Typically, when farm prices are down, growers reduce or put off equipment purchases before they’ll cut back on farm inputs in an effort to produce positive returns. Of all their major production costs involved in farming, cash rent is the one that currently requires the most scrutiny.
The 2015 growing season is too far along to expect any significant shift in production costs that could affect farm profitability. But looking ahead, Gary Schnitkey, ag economist at the University of Illinois, cites three factors that will need to take place to produce positive returns for farmers in 2016, and incentivize them to increase capital expenditures.

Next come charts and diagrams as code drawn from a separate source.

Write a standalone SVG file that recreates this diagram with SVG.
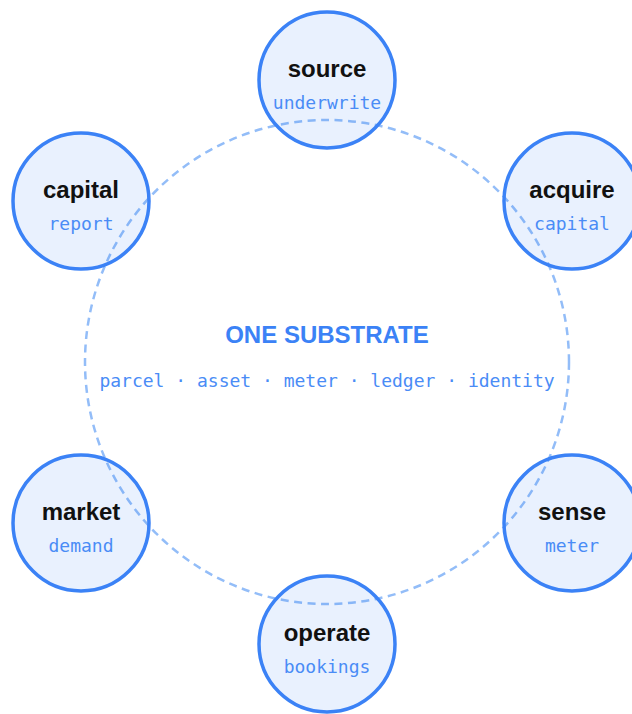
<svg xmlns="http://www.w3.org/2000/svg" width="632" height="714" viewBox="0 0 632 714">
  <style>
    .ring { fill: none; stroke: #93bdf8; stroke-width: 2.5; stroke-dasharray: 8 5.5; }
    .node circle { fill: rgba(59,130,246,0.11); stroke: #3b82f6; stroke-width: 3.5; }
    .title { font-family: "Liberation Sans", Arial, sans-serif; font-weight: bold; font-size: 24px; fill: #111111; text-anchor: middle; }
    .sub { font-family: "DejaVu Sans Mono", "Liberation Mono", monospace; font-size: 18px; fill: #4a8cf6; text-anchor: middle; }
    .hub-title { font-family: "Liberation Sans", Arial, sans-serif; font-weight: bold; font-size: 24px; fill: #3b82f6; text-anchor: middle; }
    .hub-sub { font-family: "DejaVu Sans Mono", "Liberation Mono", monospace; font-size: 18px; fill: #4a8cf6; text-anchor: middle; }
  </style>

  <!-- shared substrate ring -->
  <g id="connectors">
    <circle class="ring" cx="327" cy="362" r="242"/>
  </g>

  <g id="hub">
    <text class="hub-title" x="327" y="343">ONE SUBSTRATE</text>
    <text class="hub-sub" x="327" y="387">parcel · asset · meter · ledger · identity</text>
  </g>

  <g id="source" class="node">
    <circle cx="327" cy="80" r="68"/>
    <text class="title" x="327" y="77">source</text>
    <text class="sub" x="327" y="109">underwrite</text>
  </g>

  <g id="acquire" class="node">
    <circle cx="572" cy="201" r="68"/>
    <text class="title" x="572" y="198">acquire</text>
    <text class="sub" x="572" y="230">capital</text>
  </g>

  <g id="sense" class="node">
    <circle cx="572" cy="523" r="68"/>
    <text class="title" x="572" y="520">sense</text>
    <text class="sub" x="572" y="552">meter</text>
  </g>

  <g id="operate" class="node">
    <circle cx="327" cy="644" r="68"/>
    <text class="title" x="327" y="641">operate</text>
    <text class="sub" x="327" y="673">bookings</text>
  </g>

  <g id="market" class="node">
    <circle cx="81" cy="523" r="68"/>
    <text class="title" x="81" y="520">market</text>
    <text class="sub" x="81" y="552">demand</text>
  </g>

  <g id="capital" class="node">
    <circle cx="81" cy="201" r="68"/>
    <text class="title" x="81" y="198">capital</text>
    <text class="sub" x="81" y="230">report</text>
  </g>
</svg>
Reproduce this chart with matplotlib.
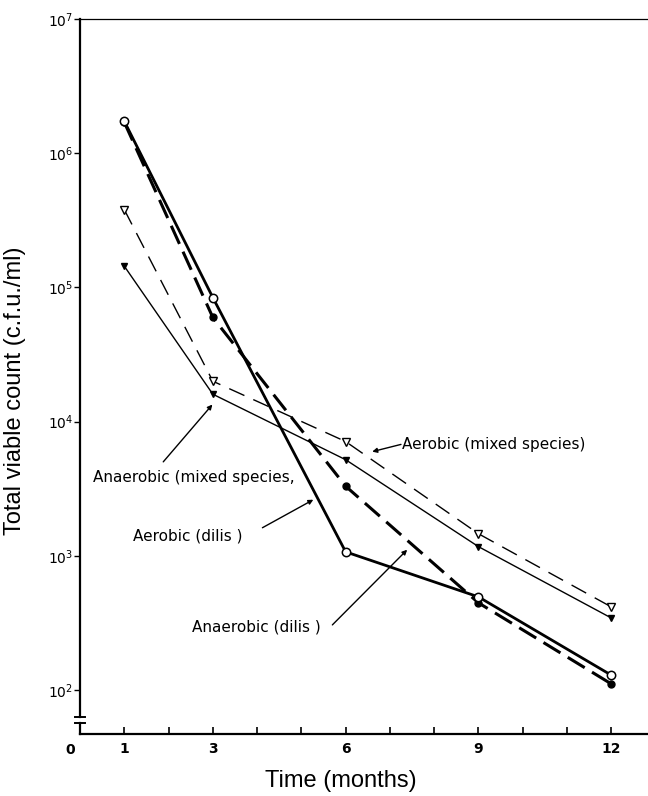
import numpy as np
import matplotlib
matplotlib.use("Agg")
import matplotlib.pyplot as plt
from matplotlib.ticker import FixedLocator, NullFormatter

# storage time (months) and total viable counts (c.f.u./ml)
months = [1, 3, 6, 9, 12]
aerobic_dilis = [1.73e6, 8.4e4, 1.07e3, 494, 129]
anaerobic_dilis = [1.70e6, 5.97e4, 3.3e3, 446, 111]
aerobic_mixed = [3.8e5, 2.0e4, 7.1e3, 1.46e3, 416]
anaerobic_mixed = [1.44e5, 1.6e4, 5.2e3, 1.17e3, 344]

x_ticks = [1, 3, 6, 9, 12]
x_minor = [2, 4, 5, 7, 8, 10, 11]
y_ticks = [1e2, 1e3, 1e4, 1e5, 1e6, 1e7]
y_ticklabels = ["$10^{2}$", "$10^{3}$", "$10^{4}$", "$10^{5}$", "$10^{6}$", "$10^{7}$"]

fig = plt.figure(figsize=(6.48, 7.96), dpi=100)
ax = fig.add_axes([0.1235, 0.0779, 0.8765, 0.8982])
ax.set_yscale("log")
ax.set_xlim(0, 12.83)
ax.set_ylim(10 ** 1.672, 1e7)

# the four curves
ax.plot(months, anaerobic_mixed, color="black", lw=1.0, marker="v",
        ms=5, mfc="black", mec="black", zorder=3)
ax.plot(months, aerobic_mixed, color="black", lw=1.0, ls=(0, (12, 7)),
        marker="v", ms=6, mfc="white", mec="black", mew=1.0, zorder=3)
ax.plot(months, anaerobic_dilis, color="black", lw=2.2, ls=(0, (6.5, 2.8)),
        marker="o", ms=5, mfc="black", mec="black", zorder=4)
ax.plot(months, aerobic_dilis, color="black", lw=2.0,
        marker="o", ms=6, mfc="white", mec="black", mew=1.1, zorder=5)

# curve labels and their leader lines
txt = dict(fontsize=11, family="DejaVu Sans", va="center", ha="left")
arrow = dict(arrowstyle="-|>", color="black", lw=1.0,
             mutation_scale=7, shrinkA=0, shrinkB=0)

ax.text(7.28, 10 ** 3.83, "Aerobic (mixed species)", **txt)
ax.annotate("", xy=(6.6, 10 ** 3.776), xytext=(7.25, 10 ** 3.83),
            arrowprops=arrow)

ax.text(0.3, 10 ** 3.582, "Anaerobic (mixed species,", **txt)
ax.annotate("", xy=(2.99, 10 ** 4.127), xytext=(1.88, 10 ** 3.70),
            arrowprops=arrow)

ax.text(1.2, 10 ** 3.149, "Aerobic (dilis )", **txt)
ax.annotate("", xy=(5.27, 10 ** 3.418), xytext=(4.12, 10 ** 3.209),
            arrowprops=arrow)

ax.text(2.53, 10 ** 2.47, "Anaerobic (dilis )", **txt)
ax.annotate("", xy=(7.39, 10 ** 3.045), xytext=(5.70, 10 ** 2.485),
            arrowprops=arrow)

# axes styling
ax.spines["right"].set_visible(False)
ax.spines["top"].set_linewidth(0.9)
ax.spines["left"].set_linewidth(1.6)
ax.spines["bottom"].set_linewidth(1.6)
ax.spines["left"].set_bounds(10 ** 1.799, 1e7)

ax.xaxis.set_major_locator(FixedLocator(x_ticks))
ax.xaxis.set_minor_locator(FixedLocator(x_minor))
ax.xaxis.set_minor_formatter(NullFormatter())
ax.set_xticklabels([str(t) for t in x_ticks], fontsize=10,
                   family="Liberation Sans Narrow", fontweight="bold")
ax.tick_params(axis="x", which="both", direction="in", length=5, width=1.2,
               pad=6)

ax.yaxis.set_major_locator(FixedLocator(y_ticks))
ax.yaxis.set_minor_locator(FixedLocator([]))
ax.set_yticklabels(y_ticklabels, fontsize=10)
ax.tick_params(axis="y", which="major", direction="out", length=4, width=1.0,
               pad=1)

# break in the y axis just above the origin
brk = dict(color="black", lw=1.4, transform=ax.transAxes, clip_on=False)
ax.plot([-0.008, 0.008], [0.0238, 0.0238], **brk)
ax.plot([-0.008, 0.008], [0.0154, 0.0154], **brk)
ax.plot([0, 0], [0, 0.0154], color="black", lw=1.6,
        transform=ax.transAxes, clip_on=False)
ax.text(-0.018, -0.012, "0", transform=ax.transAxes, ha="center", va="top",
        fontsize=10, fontweight="bold", family="Liberation Sans Narrow")

ax.set_xlabel("Time (months)", fontsize=17, family="Liberation Sans",
              labelpad=10)
ax.set_ylabel("Total viable count (c.f.u./ml)", fontsize=17,
              family="Liberation Sans", labelpad=10)
ax.xaxis.set_label_coords(0.46, -0.05)
ax.yaxis.set_label_coords(-0.095, 0.48)

fig.savefig("out.png", dpi=100)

“First, cashflows will need to be reduced even if corn prices are above $4 per bushel,” he says. “Two, cash rent reductions of about 30% from average 2014 levels are needed to generate farmer returns roughly the same as from 2000 to 2005. Third, keys to watch will be announcements of 2016 input prices by seed, fertilizer and chemical input manufacturers. If these prices are at 2015 levels, adjustments to lower commodity prices must predominately come by lowering returns to farmers and landowners.”
Schnitkey says, “If 2016 returns hold as projected, farmers will have a third-straight year of losses on farmland that is cash rented at average levels. Cash rent negotiations for 2016 rents will play a large part in determining farmer returns for 2016.”
With this scenario, Schnitkey expects machinery depreciation for corn in 2015 to hold constant at $69 per acre. “Stable depreciation assumes that farmers reduce machinery purchases in 2015, leading to a non-decrease in machinery depreciation in 2016,” he said.
In 1949, Case built its first forage harvester, the Model C. With PTO drive, the machine was listed for $812 and the addition of a V-4 engine raised the price to $1,470.
The Model C was useable with three different attachments. 150 Years of J.I. Case by C. H. Wendel says the mower attachment for the Model C was used for green chop, which the book defines as “mowing and ensiling the hay crop in a single pass.”
A pickup attachment could be used with cured or partially cured hay and a row crop unit could be used to cut standing corn. The Model C was produced until 1955.